I have a degree in linguistics, and I don’t use it for anything, so I give you an article about words so that I feel the debt my family went into to put me through college is justified.


The latest complaint to come out of the tech community is use of the word, “techie” (see photo above) to describe individuals who work in the technology industry. Sounds pretty harmless, right? WRONG!

I’m sorry to tell you, but using this word makes you worse than Hitler according to people interviewed in a recent San Francisco Chronicle article. Hitler may have killed millions of people, but he would never stoop so low as to refer to someone by an innocuous term that no one even knew was offensive. Okay I’m being dramatic, but my point is that I don’t think the term “techie” is as big of a deal as some are claiming, and ultimately it doesn’t matter anyway.

Now, of course I believe words are important. Imperative and paramount, even. You can find me silently searching for the right word to express myself unaware that my friends have moved on to other conversations, and possibly other locations as well. Certain words have the ability to carry with them centuries of meaning, giving them a power one could not imagine to be attributed to a series of technically-arbitrary phonemes. Techie is not one of those words.

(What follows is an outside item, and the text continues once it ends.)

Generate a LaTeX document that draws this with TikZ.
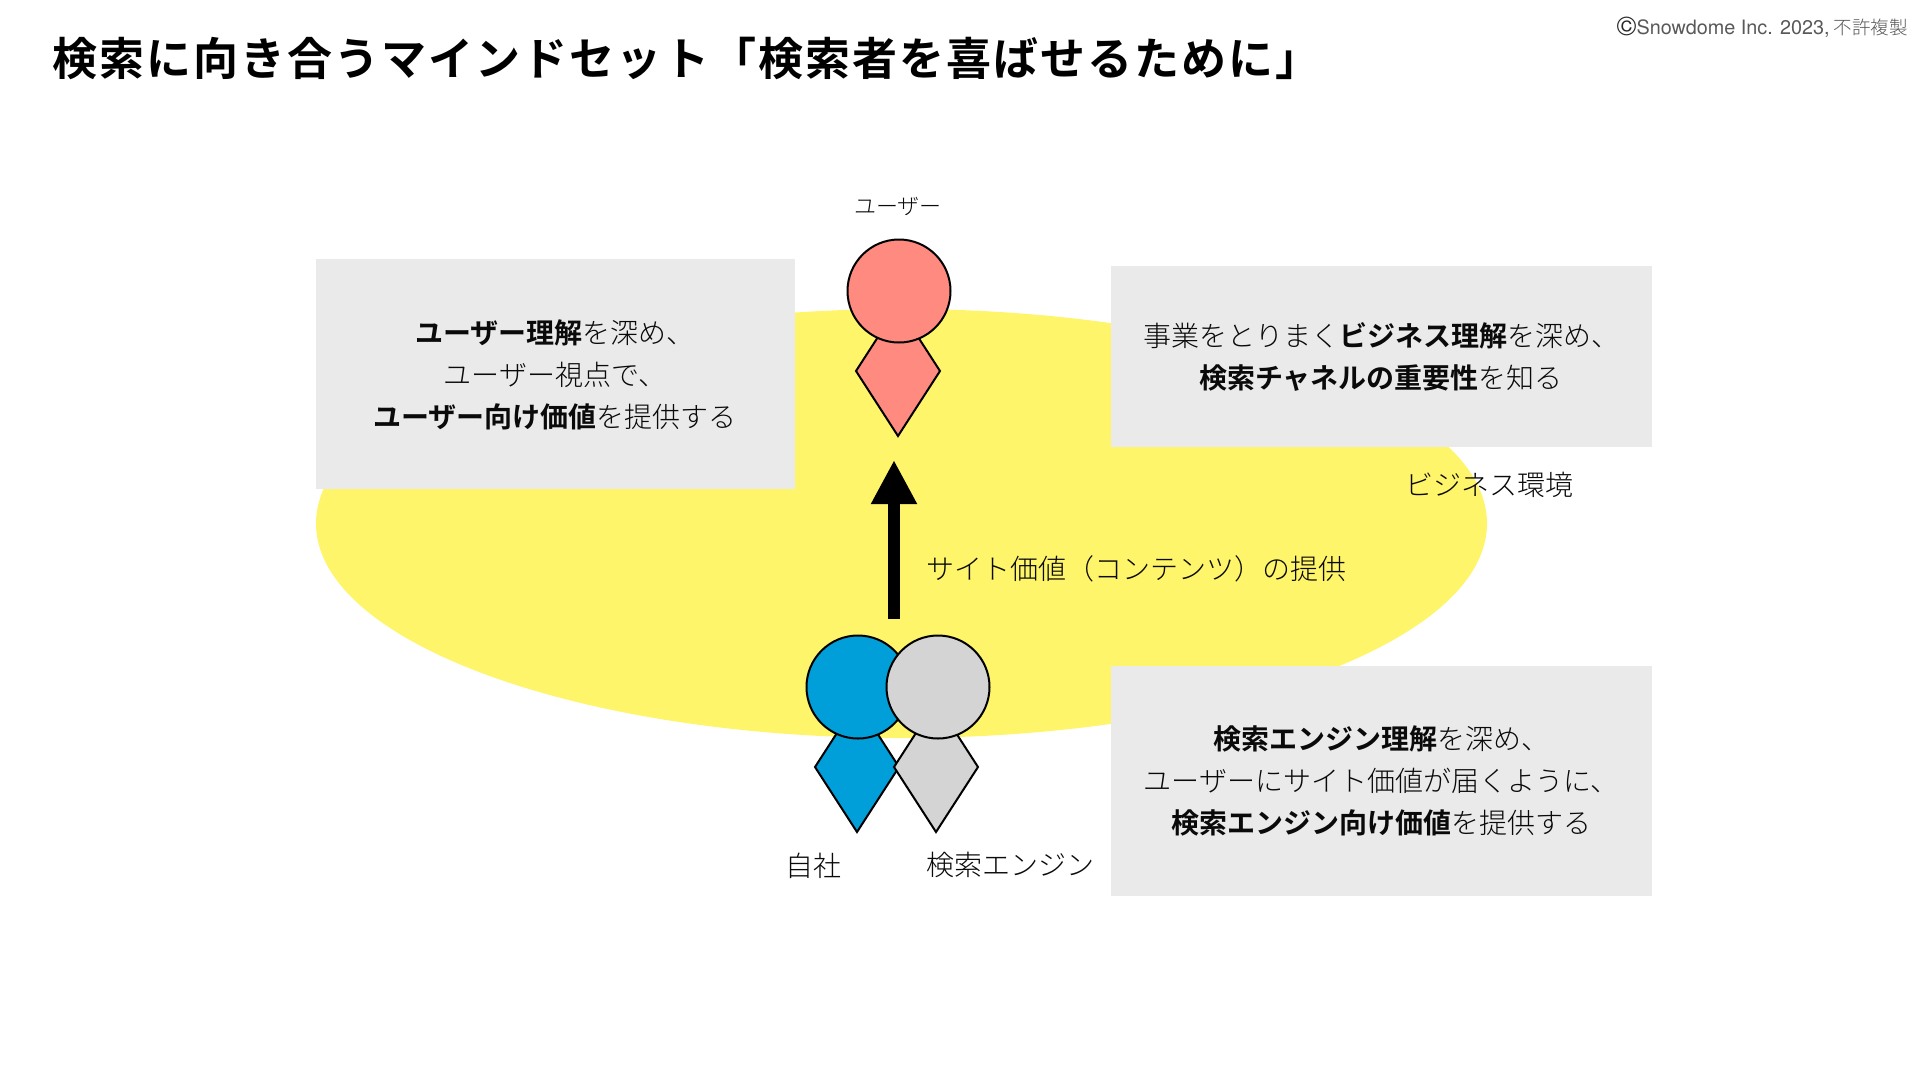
\documentclass[tikz,border=0pt]{standalone}
\usepackage{fontspec}
\usetikzlibrary{shapes.geometric,arrows.meta}
\setmainfont{Noto Sans CJK JP Light}[BoldFont={Noto Sans CJK JP Bold}]
\newfontfamily\latinfont{TeX Gyre Heros}
\definecolor{bgyellow}{HTML}{FFF56B}
\definecolor{boxgrey}{HTML}{EAEAEA}
\definecolor{userpink}{HTML}{FF8A80}
\definecolor{ownblue}{HTML}{009FD9}
\definecolor{enginegrey}{HTML}{D4D4D4}
\definecolor{inktext}{HTML}{0A0A0A}
\tikzset{
  panel/.style={fill=boxgrey,draw=none,inner sep=0,outer sep=0,anchor=north west},
  head/.style={circle,draw=black,line width=2pt,inner sep=0,outer sep=0,minimum size=#1},
  torso/.style={diamond,draw=black,line width=2pt,inner sep=0,outer sep=0,minimum width=84pt,minimum height=130pt},
  bodytext/.style={text=inktext,font=\fontsize{28}{42}\selectfont,align=center,inner sep=0},
  label/.style={text=inktext,font=\fontsize{28}{32}\selectfont,inner sep=0},
}
\begin{document}
\begin{tikzpicture}[x=1pt,y=-1pt]
\useasboundingbox (0,0) rectangle (1920,1080);
\node[fill=white,minimum width=1920pt,minimum height=1080pt,inner sep=0,anchor=north west] (bg) at (0,0) {};
\node[ellipse,fill=bgyellow,inner sep=0,outer sep=0,minimum width=1171pt,minimum height=429pt] (env) at (901.5,523.5) {};
\node[panel,minimum width=479pt,minimum height=230pt] (boxL) at (316,259) {};
\node[panel,minimum width=541pt,minimum height=181pt] (boxR) at (1111,266) {};
\node[panel,minimum width=541pt,minimum height=230pt] (boxB) at (1111,666) {};

\node[anchor=west,inner sep=0,text=black,font=\fontsize{45}{50}\selectfont\bfseries] (title) at (52,58) {\addfontfeature{LetterSpace=4.6}検索に向き合うマインドセット「検索者を喜ばせるために」};
\node[anchor=east,inner sep=0,text=black!65,font=\fontsize{18.5}{22}\selectfont] (copy) at (1908,27) {{\latinfont\fontsize{19.8}{22}\selectfont {\color{black!85}\fontsize{27}{22}\selectfont\raisebox{-1.5pt}{©}}Snowdome Inc. 2023,} 不許複製};

\node[torso,fill=userpink] (userbody) at (898,371) {};
\node[head=103pt,fill=userpink] (userhead) at (899,291) {};
\node[text=inktext,font=\fontsize{22}{26}\selectfont,inner sep=0] (userlabel) at (898,206) {ユーザー};

\node[torso,fill=ownblue] (ownbody) at (857,767) {};
\node[head=103pt,fill=ownblue] (ownhead) at (858,687) {};
\node[torso,fill=enginegrey] (enginebody) at (936,767) {};
\node[head=103pt,fill=enginegrey] (enginehead) at (938,687) {};

\coordinate (arrowstart) at (894,619);
\coordinate (arrowend) at (894,460);
\draw[line width=12pt,-{Triangle[length=44pt,width=43pt]},black] (arrowstart) -- (arrowend);

\node[label,anchor=west] (arrowlabel) at (926,569) {サイト価値（コンテンツ）の提供};
\node[label,anchor=west] (envlabel) at (1405,485) {ビジネス環境};
\node[label] (ownlabel) at (813,866) {自社};
\node[label,anchor=west] (enginelabel) at (926,865) {検索エンジン};

\node[bodytext] (textL) at (555,375) {\textbf{ユーザー理解}を深め、\\ユーザー視点で、\\\textbf{ユーザー向け価値}を提供する};
\node[bodytext] (textR) at (1381,356.5) {事業をとりまく\textbf{ビジネス理解}を深め、\\\textbf{検索チャネルの重要性}を知る};
\node[bodytext] (textB) at (1381,781) {\textbf{検索エンジン理解}を深め、\\ユーザーにサイト価値が届くように、\\\textbf{検索エンジン向け価値}を提供する};
\end{tikzpicture}
\end{document}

Let’s ignore the fact that the journalist who wrote this had to dig to the bottom of the (coffee) barrel to find people who have a strong opinion on the word “techie.” In reality, true entrepreneurs don’t have the bandwidth to waste on this brand of nonsense. People who are trying to change the world do not sit around trying to project what strangers think of them based on word choice. Those who are offended by the name “techie,” are likely to embody the negative characteristics that they perceive to come with the term, in that they don’t give back to the community that’s making them wealthy, they have no awareness or concern of their impact on people around them, and their end-goal is to create a profitable business rather than a fantastic product.


And why focus on the individual word – isn’t the connotation the important part? Whether you’re called a “techie,” a “hacker,” or a “raging douchebag,” what matters is what the speaker means.  If you don’t like the implications of a word, chances are you identify with the negative components of its perceived definition, which in this case is not a definition that everyone has collectively agreed upon. And if we are going to spend time worrying if our words hurt others, perhaps there are other minorities besides wealthy, elite software engineers that deserve that energy. Though the SF Chronicle article does posit that the current struggle for non-discriminatory terms is THE SAME as the struggle experienced by Mexican immigrants, so it’s possible I’m misguided.

Maybe instead of focusing on whether or not a word qualifies as pejorative, we can turn our energy inwards and ask ourselves if we are exemplifying the kind of entrepreneurial spirit that has paved the way for us to be able to sit in a coffee shop on a weekday with glorious machines at our fingertips. If the answer is that you simply don’t want to be thrown into this ideal that strips you of your individual identity then make the world know who you are. Show them that a techie is not just a follower, but an innovator, someone who thinks about the problems of the world and how to fix them. Labels don’t matter. What you do matters.